Written problem
Word for word, print each line of the listing below; pictures stay out.

═════ Provided data

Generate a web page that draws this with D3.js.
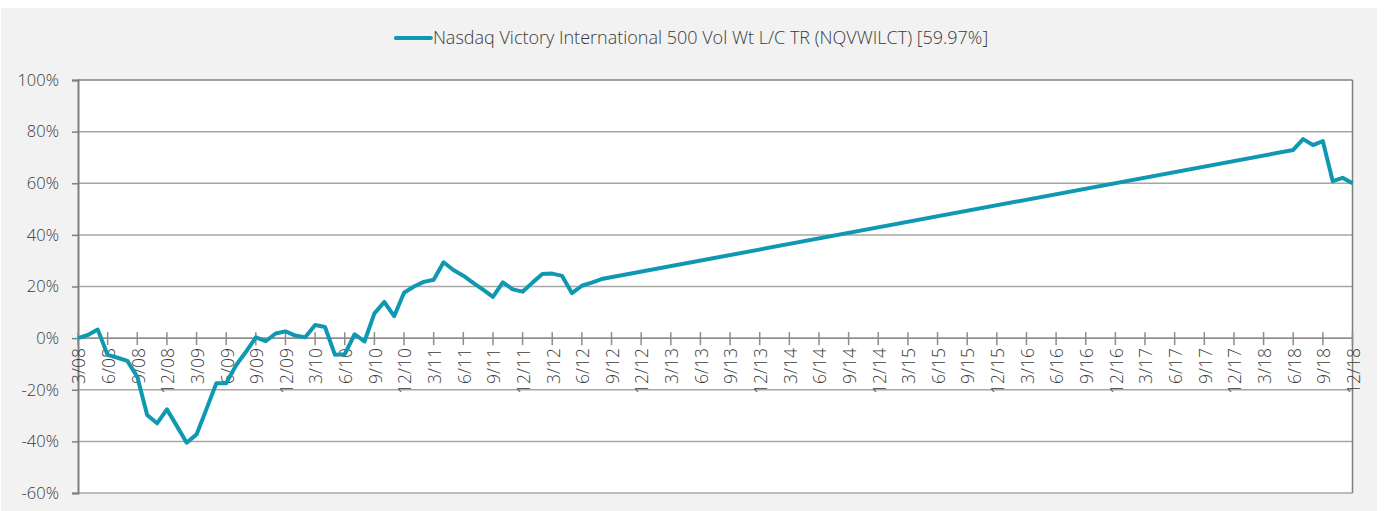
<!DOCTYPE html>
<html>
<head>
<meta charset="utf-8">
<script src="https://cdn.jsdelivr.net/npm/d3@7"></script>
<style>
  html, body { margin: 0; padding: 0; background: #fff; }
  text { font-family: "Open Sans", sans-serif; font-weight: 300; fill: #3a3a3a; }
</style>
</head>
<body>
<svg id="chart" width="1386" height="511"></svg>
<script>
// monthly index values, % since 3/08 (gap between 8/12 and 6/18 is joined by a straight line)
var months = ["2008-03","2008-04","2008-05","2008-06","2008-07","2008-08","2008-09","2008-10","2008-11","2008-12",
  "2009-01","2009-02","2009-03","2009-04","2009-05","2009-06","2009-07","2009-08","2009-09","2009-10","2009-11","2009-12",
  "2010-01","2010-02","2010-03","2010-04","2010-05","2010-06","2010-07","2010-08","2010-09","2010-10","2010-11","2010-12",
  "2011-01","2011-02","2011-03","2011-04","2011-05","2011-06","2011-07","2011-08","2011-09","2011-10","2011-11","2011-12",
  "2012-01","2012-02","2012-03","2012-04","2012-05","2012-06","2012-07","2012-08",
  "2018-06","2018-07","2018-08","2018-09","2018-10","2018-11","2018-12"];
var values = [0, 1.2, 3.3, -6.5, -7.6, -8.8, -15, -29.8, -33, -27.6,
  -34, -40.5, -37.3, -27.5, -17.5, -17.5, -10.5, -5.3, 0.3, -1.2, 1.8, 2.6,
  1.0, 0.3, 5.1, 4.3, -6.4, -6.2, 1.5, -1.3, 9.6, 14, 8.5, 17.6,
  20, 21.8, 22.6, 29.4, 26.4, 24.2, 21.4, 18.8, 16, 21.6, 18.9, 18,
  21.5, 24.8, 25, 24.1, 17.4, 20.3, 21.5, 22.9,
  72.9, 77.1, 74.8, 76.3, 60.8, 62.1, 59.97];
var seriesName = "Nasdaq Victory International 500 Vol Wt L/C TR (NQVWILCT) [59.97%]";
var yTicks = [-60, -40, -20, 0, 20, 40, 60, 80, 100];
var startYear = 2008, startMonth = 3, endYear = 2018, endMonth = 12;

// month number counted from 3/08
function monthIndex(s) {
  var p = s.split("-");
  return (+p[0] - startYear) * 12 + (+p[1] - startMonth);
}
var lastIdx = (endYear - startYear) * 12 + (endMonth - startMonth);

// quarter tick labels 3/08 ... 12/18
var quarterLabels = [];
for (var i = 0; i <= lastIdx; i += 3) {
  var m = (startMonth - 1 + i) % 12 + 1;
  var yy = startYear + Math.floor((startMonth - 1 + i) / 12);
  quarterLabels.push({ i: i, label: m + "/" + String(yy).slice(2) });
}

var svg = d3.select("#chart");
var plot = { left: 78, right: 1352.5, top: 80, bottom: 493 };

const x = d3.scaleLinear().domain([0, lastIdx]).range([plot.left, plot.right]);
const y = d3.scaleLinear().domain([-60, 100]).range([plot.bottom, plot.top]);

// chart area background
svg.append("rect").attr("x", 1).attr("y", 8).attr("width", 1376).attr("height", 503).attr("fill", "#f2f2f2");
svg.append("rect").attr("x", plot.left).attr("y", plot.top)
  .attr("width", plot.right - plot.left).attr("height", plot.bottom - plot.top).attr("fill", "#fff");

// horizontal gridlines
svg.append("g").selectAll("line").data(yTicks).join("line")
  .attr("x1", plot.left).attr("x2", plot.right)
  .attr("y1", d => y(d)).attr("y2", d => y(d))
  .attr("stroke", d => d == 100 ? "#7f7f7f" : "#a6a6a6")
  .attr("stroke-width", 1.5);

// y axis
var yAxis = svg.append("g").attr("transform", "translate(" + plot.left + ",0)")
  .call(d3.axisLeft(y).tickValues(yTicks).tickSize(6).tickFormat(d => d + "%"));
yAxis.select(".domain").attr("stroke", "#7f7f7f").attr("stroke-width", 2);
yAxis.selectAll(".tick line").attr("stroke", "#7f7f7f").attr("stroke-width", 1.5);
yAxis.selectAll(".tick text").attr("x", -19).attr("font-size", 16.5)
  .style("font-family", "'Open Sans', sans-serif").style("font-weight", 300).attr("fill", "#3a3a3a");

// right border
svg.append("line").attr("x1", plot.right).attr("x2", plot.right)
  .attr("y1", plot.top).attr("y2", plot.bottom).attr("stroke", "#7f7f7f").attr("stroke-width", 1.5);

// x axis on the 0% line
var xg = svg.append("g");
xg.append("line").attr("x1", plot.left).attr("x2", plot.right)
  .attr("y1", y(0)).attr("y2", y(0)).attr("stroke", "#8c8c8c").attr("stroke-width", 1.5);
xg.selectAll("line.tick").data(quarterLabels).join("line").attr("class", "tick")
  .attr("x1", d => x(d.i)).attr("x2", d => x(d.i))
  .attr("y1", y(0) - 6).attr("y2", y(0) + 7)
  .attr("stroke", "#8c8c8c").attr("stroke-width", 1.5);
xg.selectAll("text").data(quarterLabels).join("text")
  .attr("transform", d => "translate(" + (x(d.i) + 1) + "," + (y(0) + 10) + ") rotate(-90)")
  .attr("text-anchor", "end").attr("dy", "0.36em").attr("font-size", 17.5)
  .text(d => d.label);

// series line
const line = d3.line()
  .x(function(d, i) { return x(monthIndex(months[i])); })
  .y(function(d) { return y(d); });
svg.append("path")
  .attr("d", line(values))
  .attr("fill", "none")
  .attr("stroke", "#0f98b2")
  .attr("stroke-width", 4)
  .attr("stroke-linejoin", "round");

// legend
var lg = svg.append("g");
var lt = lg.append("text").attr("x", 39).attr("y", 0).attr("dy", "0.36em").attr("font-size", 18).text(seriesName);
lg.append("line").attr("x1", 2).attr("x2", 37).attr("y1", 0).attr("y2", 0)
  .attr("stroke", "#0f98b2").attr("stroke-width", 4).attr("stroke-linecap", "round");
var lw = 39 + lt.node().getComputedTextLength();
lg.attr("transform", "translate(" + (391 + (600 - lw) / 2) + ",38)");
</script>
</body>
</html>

══════════

Solution below
Generate a web page that draws this with D3.js.
<!DOCTYPE html>
<html>
<head>
<meta charset="utf-8">
<script src="https://cdn.jsdelivr.net/npm/d3@7"></script>
<style>
  html, body { margin: 0; padding: 0; background: #fff; }
  text { font-family: "Open Sans", sans-serif; font-weight: 300; fill: #3a3a3a; }
</style>
</head>
<body>
<svg id="chart" width="1386" height="511"></svg>
<script>
// monthly index values, % since 3/08 (gap between 8/12 and 6/18 is joined by a straight line)
var months = ["2008-03","2008-04","2008-05","2008-06","2008-07","2008-08","2008-09","2008-10","2008-11","2008-12",
  "2009-01","2009-02","2009-03","2009-04","2009-05","2009-06","2009-07","2009-08","2009-09","2009-10","2009-11","2009-12",
  "2010-01","2010-02","2010-03","2010-04","2010-05","2010-06","2010-07","2010-08","2010-09","2010-10","2010-11","2010-12",
  "2011-01","2011-02","2011-03","2011-04","2011-05","2011-06","2011-07","2011-08","2011-09","2011-10","2011-11","2011-12",
  "2012-01","2012-02","2012-03","2012-04","2012-05","2012-06","2012-07","2012-08",
  "2018-06","2018-07","2018-08","2018-09","2018-10","2018-11","2018-12"];
var values = [0, 1.2, 3.3, -6.5, -7.6, -8.8, -15, -29.8, -33, -27.6,
  -34, -40.5, -37.3, -27.5, -17.5, -17.5, -10.5, -5.3, 0.3, -1.2, 1.8, 2.6,
  1.0, 0.3, 5.1, 4.3, -6.4, -6.2, 1.5, -1.3, 9.6, 14, 8.5, 17.6,
  20, 21.8, 22.6, 29.4, 26.4, 24.2, 21.4, 18.8, 16, 21.6, 18.9, 18,
  21.5, 24.8, 25, 24.1, 17.4, 20.3, 21.5, 22.9,
  72.9, 77.1, 74.8, 76.3, 60.8, 62.1, 59.97];
var seriesName = "Nasdaq Victory International 500 Vol Wt L/C TR (NQVWILCT) [59.97%]";
var yTicks = [-60, -40, -20, 0, 20, 40, 60, 80, 100];
var startYear = 2008, startMonth = 3, endYear = 2018, endMonth = 12;

// month number counted from 3/08
function monthIndex(s) {
  var p = s.split("-");
  return (+p[0] - startYear) * 12 + (+p[1] - startMonth);
}
var lastIdx = (endYear - startYear) * 12 + (endMonth - startMonth);

// quarter tick labels 3/08 ... 12/18
var quarterLabels = [];
for (var i = 0; i <= lastIdx; i += 3) {
  var m = (startMonth - 1 + i) % 12 + 1;
  var yy = startYear + Math.floor((startMonth - 1 + i) / 12);
  quarterLabels.push({ i: i, label: m + "/" + String(yy).slice(2) });
}

var svg = d3.select("#chart");
var plot = { left: 78, right: 1352.5, top: 80, bottom: 493 };

const x = d3.scaleLinear().domain([0, lastIdx]).range([plot.left, plot.right]);
const y = d3.scaleLinear().domain([-60, 100]).range([plot.bottom, plot.top]);

// chart area background
svg.append("rect").attr("x", 1).attr("y", 8).attr("width", 1376).attr("height", 503).attr("fill", "#f2f2f2");
svg.append("rect").attr("x", plot.left).attr("y", plot.top)
  .attr("width", plot.right - plot.left).attr("height", plot.bottom - plot.top).attr("fill", "#fff");

// horizontal gridlines
svg.append("g").selectAll("line").data(yTicks).join("line")
  .attr("x1", plot.left).attr("x2", plot.right)
  .attr("y1", d => y(d)).attr("y2", d => y(d))
  .attr("stroke", d => d == 100 ? "#7f7f7f" : "#a6a6a6")
  .attr("stroke-width", 1.5);

// y axis
var yAxis = svg.append("g").attr("transform", "translate(" + plot.left + ",0)")
  .call(d3.axisLeft(y).tickValues(yTicks).tickSize(6).tickFormat(d => d + "%"));
yAxis.select(".domain").attr("stroke", "#7f7f7f").attr("stroke-width", 2);
yAxis.selectAll(".tick line").attr("stroke", "#7f7f7f").attr("stroke-width", 1.5);
yAxis.selectAll(".tick text").attr("x", -19).attr("font-size", 16.5)
  .style("font-family", "'Open Sans', sans-serif").style("font-weight", 300).attr("fill", "#3a3a3a");

// right border
svg.append("line").attr("x1", plot.right).attr("x2", plot.right)
  .attr("y1", plot.top).attr("y2", plot.bottom).attr("stroke", "#7f7f7f").attr("stroke-width", 1.5);

// x axis on the 0% line
var xg = svg.append("g");
xg.append("line").attr("x1", plot.left).attr("x2", plot.right)
  .attr("y1", y(0)).attr("y2", y(0)).attr("stroke", "#8c8c8c").attr("stroke-width", 1.5);
xg.selectAll("line.tick").data(quarterLabels).join("line").attr("class", "tick")
  .attr("x1", d => x(d.i)).attr("x2", d => x(d.i))
  .attr("y1", y(0) - 6).attr("y2", y(0) + 7)
  .attr("stroke", "#8c8c8c").attr("stroke-width", 1.5);
xg.selectAll("text").data(quarterLabels).join("text")
  .attr("transform", d => "translate(" + (x(d.i) + 1) + "," + (y(0) + 10) + ") rotate(-90)")
  .attr("text-anchor", "end").attr("dy", "0.36em").attr("font-size", 17.5)
  .text(d => d.label);

// series line
const line = d3.line()
  .x(function(d, i) { return x(monthIndex(months[i])); })
  .y(function(d) { return y(d); });
svg.append("path")
  .attr("d", line(values))
  .attr("fill", "none")
  .attr("stroke", "#0f98b2")
  .attr("stroke-width", 4)
  .attr("stroke-linejoin", "round");

// legend
var lg = svg.append("g");
var lt = lg.append("text").attr("x", 39).attr("y", 0).attr("dy", "0.36em").attr("font-size", 18).text(seriesName);
lg.append("line").attr("x1", 2).attr("x2", 37).attr("y1", 0).attr("y2", 0)
  .attr("stroke", "#0f98b2").attr("stroke-width", 4).attr("stroke-linecap", "round");
var lw = 39 + lt.node().getComputedTextLength();
lg.attr("transform", "translate(" + (391 + (600 - lw) / 2) + ",38)");
</script>
</body>
</html>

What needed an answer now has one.